Oh, one last thing: The unemployment rate just dipped below 4%.

Q: What about robotics and automation? Won’t those save restaurants?
A:
Oh, that’s rich. Using half-million-dollar robots to do $45,000-a-year jobs? Sure, that’ll fly. We’re more likely to see flying cars reach a feasibility point.

Q: Certainly there have to be some reasons for optimism. Educate us.
A:
You don’t have to get nasty and use the “E” word.

Q: Come again?
A:
Education—did you have to go there? Didn’t you see what the government said last year about why teens and 20-somethings turn up their noses at restaurant jobs? Making $15 an hour isn’t worth their time. They’d rather work toward a six-figure career, ideally without running up a student debt sporting more zeroes than the GDP of Brazil. It’s education they want, be it a primer on holding a job, an introduction to working on a team or an advanced placement course on customer relations.

But what are restaurants going to do? Offer education? (Snort.)

Q: Like KFC’s new staff instruction program on personal economics? Or Arby’s half-day systemwide introduction to goal-setting?
A:
Stop—what’s this weird feeling I’m getting?

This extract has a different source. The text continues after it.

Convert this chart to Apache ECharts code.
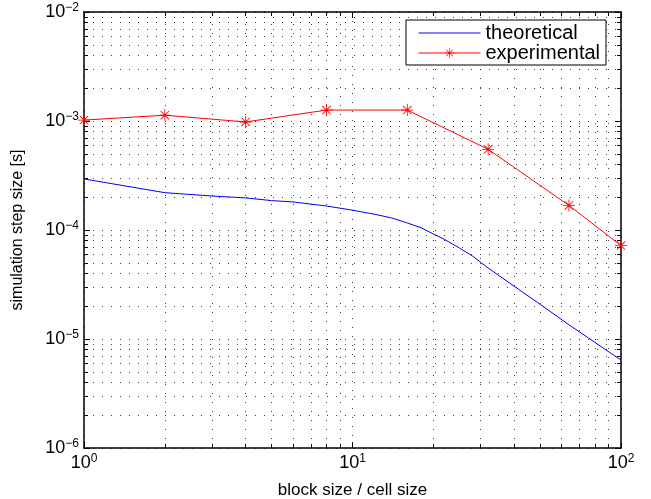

I’m worried it’s hope!

Q: Or how about the tuition assistance programs of McDonald’s, Starbucks, Taco Bell and Chili’s?
A:
This is worse than watching a litter of puppies frolic in a meadow. I need to think about an ice cube’s chances in Miami, or maybe the Jamaican bobsledding team …

Q: How about the National Restaurant Association’s new apprenticeship program, a model the Department of Labor hopes can be transferred to other labor-starved industries?
A:
OK, you win. It’s a sobering situation, but certainly not hopeless. If the industry can change its message from “Pleeeaaase work here” to “Join us and you’ll gain an edge for big jobs down the road,” we’d lower our pessimism rating by at least two dark clouds. It’s just going to take a reorientation.

Fortunately for the grim-minded among us, it’s a matter of waiting to see if that will happen.